What’s it about? Miyako Arata has just been transferred to the Shinjuku Nocturnal Community Relations Division, which is dedicated to keeping the ward’s peace and making life better for its citizens—or so the paperwork says. What it doesn’t mention is that the division specifically deals with supernatural beings. Initially unaware that he had powers at all, Miyako quickly realizes he has one thing his coworkers don’t: the ability to understand what their charges are saying.
I think I might’ve gotten hit by a DeLorean and woken up in 2006, because that’s the best explanation for what I just watched. Midnight occult civil servants belongs among its brethren Descendants of Darkness, Tactics, and Saiyuki RELOAD GUNLOCK: slightly stiff-looking supernatural adventure shows staring a collection of pretty boys the show wants you to ship but won’t explicitly get together.

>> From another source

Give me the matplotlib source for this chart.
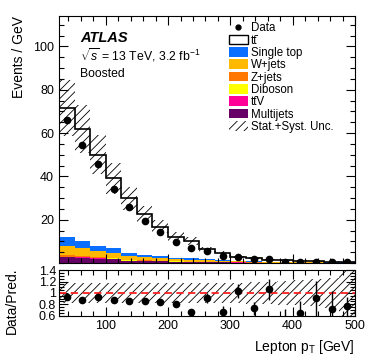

It’s the kind of series I watched in droves as a teenager, which I suspect is making me look more kindly on this premiere than it objectively deserves.

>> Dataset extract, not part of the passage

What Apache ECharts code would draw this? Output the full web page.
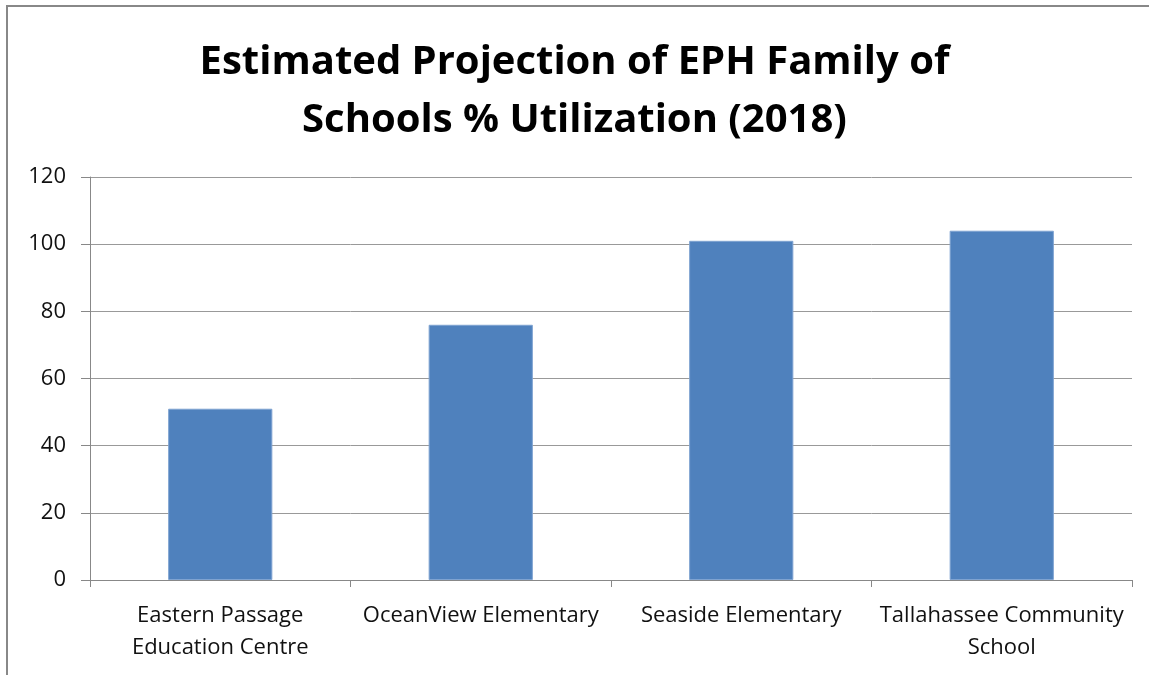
<!DOCTYPE html>
<html>
<head>
<meta charset="utf-8">
<script src="https://cdn.jsdelivr.net/npm/echarts@6/dist/echarts.min.js"></script>
<style>html,body{margin:0;padding:0;background:#fff;}#c{width:1149px;height:675px;}</style>
</head>
<body>
<div id="c"></div>
<script>
var titleText = 'Estimated Projection of EPH Family of\nSchools % Utilization (2018)';
var categories = ['Eastern Passage Education Centre', 'OceanView Elementary', 'Seaside Elementary', 'Tallahassee Community School'];
var categoryLabels = ['Eastern Passage\nEducation Centre', 'OceanView Elementary', 'Seaside Elementary', 'Tallahassee Community\nSchool'];
var utilization = [51, 76, 101, 104];
var yTicks = { min: 0, max: 120, interval: 20 };

var chart = echarts.init(document.getElementById('c'));
chart.setOption({
  animation: false,
  backgroundColor: '#fff',
  graphic: [{
    type: 'rect',
    shape: { x: 7, y: 6, width: 1170, height: 700 },
    style: { fill: 'none', stroke: '#888', lineWidth: 2 },
    silent: true
  }],
  title: {
    text: titleText,
    left: 'center',
    top: 29,
    textStyle: {
      fontFamily: 'Open Sans',
      fontWeight: 'bold',
      fontSize: 40,
      lineHeight: 58,
      color: '#000'
    }
  },
  grid: { left: 90, right: 17, top: 177, bottom: 95, containLabel: false },
  xAxis: {
    type: 'category',
    data: categories,
    axisLine: { lineStyle: { color: '#888', width: 1 } },
    axisTick: { show: true, length: 7, lineStyle: { color: '#888' }, alignWithLabel: false },
    axisLabel: {
      interval: 0,
      margin: 20,
      formatter: function (v, i) { return categoryLabels[i]; },
      fontFamily: 'Open Sans',
      fontSize: 22,
      lineHeight: 32,
      color: '#111'
    }
  },
  yAxis: {
    type: 'value',
    min: yTicks.min,
    max: yTicks.max,
    interval: yTicks.interval,
    axisLine: { show: true, lineStyle: { color: '#888' } },
    axisTick: { show: true, length: 9, lineStyle: { color: '#888' } },
    splitLine: { lineStyle: { color: '#999', width: 1 } },
    axisLabel: {
      margin: 24,
      fontFamily: 'Open Sans',
      fontSize: 22,
      color: '#111'
    }
  },
  series: [{
    type: 'bar',
    data: utilization,
    barWidth: '40%',
    itemStyle: { color: '#4f81bd', borderColor: '#7fa3d1', borderWidth: 1 }
  }]
});
</script>
</body>
</html>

This is not, strictly speaking, very good. The first half of the episode feels like it’s being played at double speed, zooming past an introduction of the setting and some wacky coworkers with barely any room to breathe. The monster-of-the-week conflict is a completely boilerplate Romeo and Juliet plot between an angel and a tengu.
And because the show saves the fact that Miyako is the only one hearing them as a twist, a huge chunk of the episode is a frustrating watch of characters acting illogically for seemingly no reason. It ultimately makes sense, but it wastes a lot of time that ideally could’ve been spent actually endearing the viewer to the cast.

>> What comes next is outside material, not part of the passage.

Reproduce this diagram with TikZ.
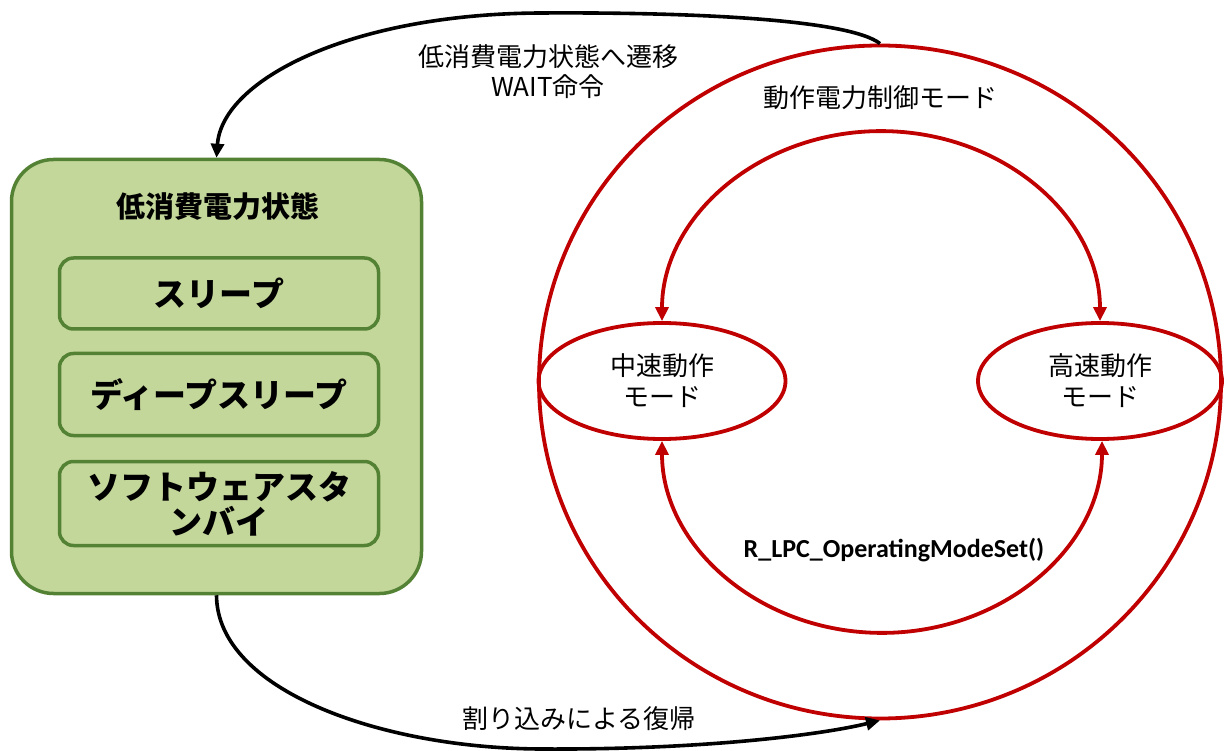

The most interesting—and correspondingly, even more 2000s—plot element is introduced in the last minutes and closing credits. Here, it’s revealed that Miyako is probably the reincarnation of “Abe no Seimei” and has a connection with a spirit of currently indeterminate gender.
It’s utterly by-the-numbers pap in a lot of ways, but dammit if it didn’t kind of leave me wanting to watch another episode. This premiere sits right at the cusp of “so bad it’s good,” with its CG flock of angels flying across the Shinjuku skyline and the very serious insistence that these beings are going to be collectively called by the loanword “Anothers.”
When feminine-faced mad scientist Seo (who has escaped from the wardrobe department of Weiss Kreuz) rolled in and started yelling at the ostensible staff womanizer Sakaki about his habit of fending off women by showing a photo of Seo as his “girlfriend,” it was like coming home in a thoroughly self-deprecating way to my old terrible taste.
For anyone who doesn’t get a hit of nostalgia or camp from this premiere, though, there’s not much else on offer. The writing isn’t spectacular, the character designs have slightly uncanny proportions, and I doubt it has much narrative ambition outside its admittedly sweet but on-the-nose theme about communication. If you’re into cheesy bishounen shows, it might be worth a look, but it’s not worth dropping everything to seek out.